Bon sens paysan ou trahison ?


Tandis que les élections européennes approchent, l’Union européenne a décidé dans la nuit du 20 mars de réinstaurer des droits de douane sur certains produits agricoles ukrainiens. Le pays, un des principaux producteurs mondiaux, avait vu ses exportations vers l’Union européenne grimper en flèche à la suite de l’invasion du pays par la Russie car les taxes sur les importations agricoles ukrainiennes imposées par l’Union européenne avaient alors été supprimées. Depuis, la colère des agriculteurs européens dénonçant une concurrence insoutenable a marqué l’actualité. 


Alors que l’invasion à grande échelle de l’Ukraine a commencé il y a plus de deux ans, il semble de plus en plus clair qu’aucun camp n’est en mesure de l’emporter militairement, sauf retournement de situation majeur. L’on parle déjà de l’après-guerre, de la reconstruction de l’Ukraine et de son intégration à l’Union européenne. Alors que pendant des années les capitales européennes se sont opposées à l‘entrée de l’Ukraine au sein de l’UE, généralement en invoquant la faiblesse de l’état de droit et la corruption qui minent ce pays, une autre raison émerge aujourd’hui : l’agriculture.

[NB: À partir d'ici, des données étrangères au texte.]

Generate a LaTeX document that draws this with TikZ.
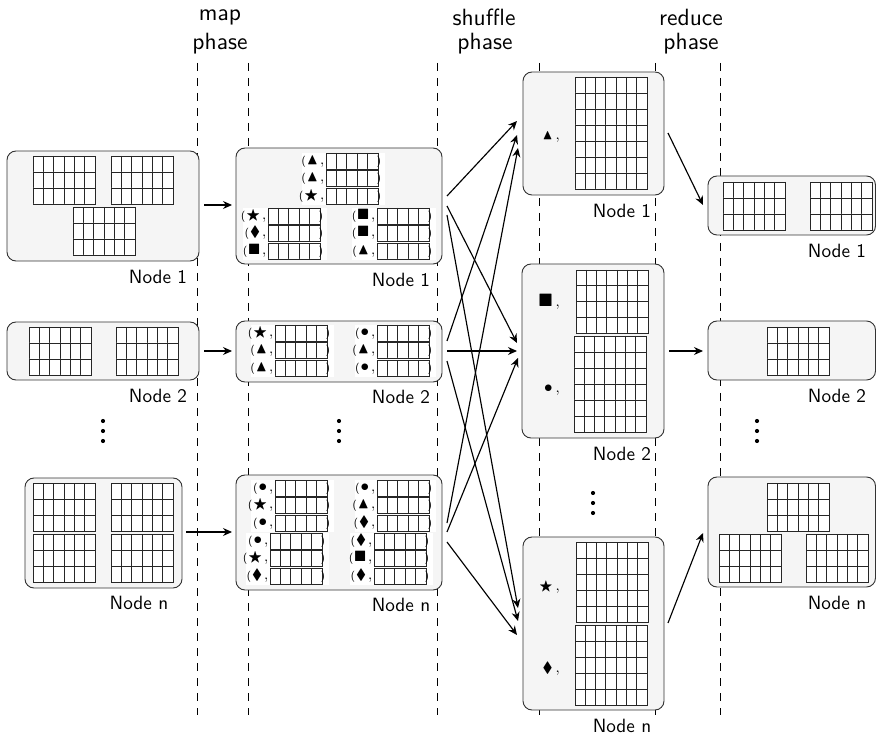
\documentclass[tikz,border=0pt]{standalone}
\usepackage{fontspec}
\usepackage{graphicx}
\usepackage{amssymb}
\usetikzlibrary{arrows.meta,fit}
\newcommand{\sT}{\scalebox{1.55}{$\blacktriangle$}}
\newcommand{\sS}{\scalebox{1.45}{$\bigstar$}}
\newcommand{\sQ}{\scalebox{1.5}{$\blacksquare$}}
\newcommand{\sD}{\scalebox{1.5}{$\blacklozenge$}}
\newcommand{\sC}{\scalebox{1.7}{$\bullet$}}
\newcommand{\cma}{\scalebox{1.5}{$,$}}
\tikzset{
  x=1pt,y=-1pt,
  phaseline/.style={dashed,dash pattern=on 8pt off 7pt,line width=0.8pt,black},
  pnode/.style={draw=black!80,fill=black!4,line width=0.9pt,rounded corners=9pt,inner sep=0pt},
  cellgrid/.style={draw=black!85,line width=0.85pt,fill=white},
  arr/.style={-{Stealth[length=9pt,width=8pt,inset=3pt]},line width=1.15pt,black},
  lbl/.style={font=\sffamily,inner sep=0pt,anchor=center},
  head/.style={font=\sffamily,inner sep=0pt,anchor=center},
  tupl/.style={font=\sffamily,inner sep=0pt,anchor=base east},
  tupr/.style={font=\sffamily,inner sep=0pt,anchor=base west},
  shs/.style={font=\sffamily,inner sep=0pt,anchor=base east},
  dotmark/.style={circle,fill=black,inner sep=0pt,minimum size=4.2pt},
  whitebg/.style={fill=white,draw=none},
}
\newcommand{\nl}[1]{\scalebox{1.92}{#1}}
\newcommand{\hd}[1]{\scalebox{2.35}{#1}}
% grid: x1 y1 x2 y2 cols rows
\newcommand{\grd}[6]{%
  \path[cellgrid,draw] (#1,#2) rectangle (#3,#4);
  \foreach \i in {1,...,#5}{\pgfmathsetmacro{\xx}{#1+(#3-#1)*\i/#5}\draw[cellgrid] (\xx,#2) -- (\xx,#4);}
  \foreach \j in {1,...,#6}{\pgfmathsetmacro{\yy}{#2+(#4-#2)*\j/#6}\draw[cellgrid] (#1,\yy) -- (#3,\yy);}
}
\newcommand{\gsix}[2]{\grd{#1}{#2}{\the\numexpr#1+62\relax}{\the\numexpr#2+48\relax}{6}{3}}
\newcommand{\tup}[3]{% x y symbol
  \grd{#1}{#2}{\the\numexpr#1+52\relax}{\the\numexpr#2+16\relax}{5}{1}
  \node[tupl] (tl-#1-#2) at (#1-1.5,#2+11.5) {\scalebox{1.1}{(}\hspace{1pt}#3\hspace{2pt}\cma};
  \node[tupr] (tr-#1-#2) at (#1+50.5,#2+11.5) {\scalebox{1.1}{)}};
}
\newcommand{\tripl}[6]{% x y bgwidthleft s1 s2 s3
  \fill[whitebg] (#1-#3,#2) rectangle (#1+59,#2+52);
  \tup{#1}{#2}{#4}
  \tup{#1}{\the\numexpr#2+17\relax}{#5}
  \tup{#1}{\the\numexpr#2+35\relax}{#6}
}
\newcommand{\bx}[5]{\node[pnode,fit={(#2,#3)(#4,#5)}] (#1) {};}
\begin{document}
\begin{tikzpicture}
\useasboundingbox (0,0) rectangle (876,735);
% phase separators
\foreach \px in {197,248,437,539,655,720}{\draw[phaseline] (\px,63) -- (\px,715);}
% headers
\node[head] (h1a) at (220,17) {\hd{map}};
\node[head] (h1b) at (220,44) {\hd{phase}};
\node[head] (h2a) at (484,17) {\hd{shuffle}};
\node[head] (h2b) at (485,44) {\hd{phase}};
\node[head] (h3a) at (691,17) {\hd{reduce}};
\node[head] (h3b) at (691,44) {\hd{phase}};
% left column
\bx{L1}{7}{151}{199}{261}
\gsix{33}{156}\gsix{111}{156}\gsix{73}{207}
\bx{L2}{7}{322}{199}{380}
\gsix{29}{327}\gsix{116}{327}
\bx{Ln}{25}{478}{182}{588}
\gsix{33}{483}\gsix{111}{483}\gsix{33}{534}\gsix{111}{534}
\node[lbl] (lL1) at (158,277) {\nl{Node 1}};
\node[lbl] (lL2) at (158,396) {\nl{Node 2}};
\node[lbl] (lLn) at (139,603) {\nl{Node n}};
\node[dotmark] (dL1) at (103,421) {};
\node[dotmark] (dL2) at (103,431) {};
\node[dotmark] (dL3) at (103,441) {};
% map output column
\bx{M1}{236}{148}{442}{264}
\tripl{326}{153}{24}{\sT}{\sT}{\sS}
\tripl{268}{208}{25}{\sS}{\sD}{\sQ}
\tripl{377}{208}{25}{\sQ}{\sQ}{\sT}
\bx{M2}{236}{321}{442}{382}
\tripl{275}{325}{24}{\sS}{\sT}{\sT}
\tripl{377}{325}{22}{\sC}{\sT}{\sC}
\bx{Mn}{236}{475}{442}{590}
\tripl{275}{480}{24}{\sC}{\sS}{\sC}
\tripl{377}{480}{22}{\sC}{\sT}{\sD}
\tripl{270}{533}{24}{\sC}{\sS}{\sD}
\tripl{374}{533}{24}{\sD}{\sQ}{\sD}
\node[lbl] (lM1) at (401,280) {\nl{Node 1}};
\node[lbl] (lM2) at (401,397) {\nl{Node 2}};
\node[lbl] (lMn) at (401,605) {\nl{Node n}};
\node[dotmark] (dM1) at (339,421) {};
\node[dotmark] (dM2) at (339,431) {};
\node[dotmark] (dM3) at (339,441) {};
% shuffle column
\bx{S1}{523}{72}{664}{195}
\grd{575}{77}{647}{189}{7}{7}
\node[shs] (sa) at (560,140) {\scalebox{1.4}{$\blacktriangle$}\hspace{3pt}\cma};
\node[lbl] (lS1) at (622,211) {\nl{Node 1}};
\bx{S2}{522}{264}{664}{438}
\grd{576}{270}{648}{333}{7}{4}
\grd{574}{336}{646}{432}{7}{6}
\node[shs] (sb) at (560,307) {\scalebox{1.8}{$\blacksquare$}\hspace{3pt}\cma};
\node[shs] (sc) at (560,392) {\sC\hspace{3pt}\cma};
\node[lbl] (lS2) at (622,454) {\nl{Node 2}};
\bx{Sn}{523}{537}{664}{710}
\grd{576}{542}{648}{622}{7}{5}
\grd{575}{625}{647}{705}{7}{5}
\node[shs] (sd) at (560,590) {\scalebox{1.4}{$\bigstar$}\hspace{3pt}\cma};
\node[shs] (se) at (560,672) {\sD\hspace{3pt}\cma};
\node[lbl] (lSn) at (622,726) {\nl{Node n}};
\node[dotmark] (dS1) at (593,493) {};
\node[dotmark] (dS2) at (593,503) {};
\node[dotmark] (dS3) at (593,513) {};
% reduce column
\bx{R1}{708}{176}{875.5}{235}
\gsix{723}{182}\gsix{810}{182}
\bx{R2}{708}{321}{875.5}{380}
\gsix{767}{327}
\bx{Rn}{708}{477}{875.5}{587}
\gsix{767}{483}\gsix{719}{534}\gsix{806}{534}
\node[lbl] (lR1) at (837,251) {\nl{Node 1}};
\node[lbl] (lR2) at (837,396) {\nl{Node 2}};
\node[lbl] (lRn) at (837,603) {\nl{Node n}};
\node[dotmark] (dR1) at (757,421) {};
\node[dotmark] (dR2) at (757,431) {};
\node[dotmark] (dR3) at (757,441) {};
% connector ends
\coordinate (aL1) at (204,205); \coordinate (bM1) at (232,205);
\coordinate (aL2) at (204,351); \coordinate (bM2) at (232,351);
\coordinate (aLn) at (186,532); \coordinate (bMn) at (232,532);
\coordinate (m1a) at (447,196); \coordinate (m1b) at (447,206); \coordinate (m1c) at (447,215);
\coordinate (m2a) at (447,341); \coordinate (m2b) at (447,351); \coordinate (m2c) at (447,361);
\coordinate (mna) at (447,523); \coordinate (mnb) at (447,532); \coordinate (mnc) at (447,542);
\coordinate (s1a) at (517,121); \coordinate (s1b) at (517,135); \coordinate (s1c) at (518,148);
\coordinate (s2a) at (517,343); \coordinate (s2b) at (517,351); \coordinate (s2c) at (518,358);
\coordinate (sna) at (518,608); \coordinate (snb) at (518,621); \coordinate (snc) at (517,635);
\coordinate (o1) at (668,133); \coordinate (r1) at (703,205);
\coordinate (o2) at (669,351); \coordinate (r2) at (703,351);
\coordinate (on) at (668,623); \coordinate (rn) at (703,533);
% connectors
\draw[arr] (aL1) -- (bM1);
\draw[arr] (aL2) -- (bM2);
\draw[arr] (aLn) -- (bMn);
\draw[arr] (m1a) -- (s1a);
\draw[arr] (m1b) -- (s2a);
\draw[arr] (m1c) -- (sna);
\draw[arr] (m2a) -- (s1b);
\draw[arr] (m2b) -- (s2b);
\draw[arr] (m2c) -- (snb);
\draw[arr] (mna) -- (s1c);
\draw[arr] (mnb) -- (s2c);
\draw[arr] (mnc) -- (snc);
\draw[arr] (o1) -- (r1);
\draw[arr] (o2) -- (r2);
\draw[arr] (on) -- (rn);
\end{tikzpicture}
\end{document}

Des terres exceptionnelles


Depuis des siècles, l’Ukraine a été surnommée le grenier à blé de l’Europe. Grâce à sa concentration en humus très élevées, les “terres noires” ukrainiennes sont extrêmement fertiles. Aucun pays au monde ne dispose de sols cultivables aussi productifs. Cela constitue un avantage comparatif certain pour ce pays, mais n’a pas été sans tragiques conséquences tout au long de son histoire. L’Ukraine a ainsi été conquise tantôt par les polonais, les autrichiens et les russes souhaitant, entre autres, assurer leur sécurité alimentaire grâce à l’Ukraine. Le pays était avant guerre le premier producteur mondial de tournesol, et dans le top dix pour ce qui est du blé, du maïs, de l’orge et du colza.


Des salaires bas


En comparaison avec les pays de l’Union européenne, l’Ukraine est un pays très pauvre. En dépit de l’héritage industriel de l’époque soviétique, le salaire moyen y est inférieur à 400 euros, sept fois plus faible qu’en France et encore trois fois moins important qu’en Pologne. Les coûts de la main-d'œuvre très faibles permettent à l’Ukraine de proposer des prix agricoles très intéressants sur le marché mondial. 


Un potentiel


L’intégration de l’Ukraine dans l’UE permettrait d’assurer la sécurité alimentaire de cette dernière. Les capitaux et technologies des pays riches transférés en Ukraine entraîneront une hausse de la productivité des terres en dépit des normes environnementales européennes qui devront s’appliquer. La concurrence accrue sur le marché européen causera une baisse des prix de l’alimentation et augmentera le pouvoir d’achat des consommateurs européens. Les investissements d’entreprises agricoles européennes en Ukraine permettront de relancer l’économie du pays après la guerre et la pression exercée sur le marché de l’emploi poussera les salaires à la hausse.


Les craintes


Qu’adviendra-t-il des agriculteurs des autres pays européens ? Ils dénoncent déjà une concurrence insoutenable et craignent d’être les grands oubliés de l’entrée de l’Ukraine dans l’Union européenne. Après l’expérience de la désindustrialisation qui a entraîné une hausse du chômage dans les pays de l’Ouest et déstabilisé les sociétés, l’idée de voir le même schéma s’appliquer dans le domaine agricole est effrayante. De plus, concentrer la production agricole en Ukraine, c’est s’exposer à une vulnérabilité si la Russie décidait un jour d’attaquer de nouveau.


Espoirs


Il faudra donc assurer à l’Ukraine des garanties de sécurité afin de pouvoir sereinement y investir. Une démilitarisation de la Russie semblant irréaliste, l’intégration à l’OTAN et le stationnement de troupes occidentales nombreuses sur le sol ukrainien pourraient être une solution. L’agriculture des autres pays européens devra monter en gamme afin de pouvoir faire face à une nouvelle concurrence. La réduction du nombre d’agriculteurs, dont beaucoup ne parviendront vraisemblablement pas à demeurer compétitifs, implique la nécessité de penser dès maintenant aux solutions politiques afin d’éviter une catastrophe sociale. La formation semble être une des clés, alors que les subventions ne feront que créer une distorsion de concurrence inefficace.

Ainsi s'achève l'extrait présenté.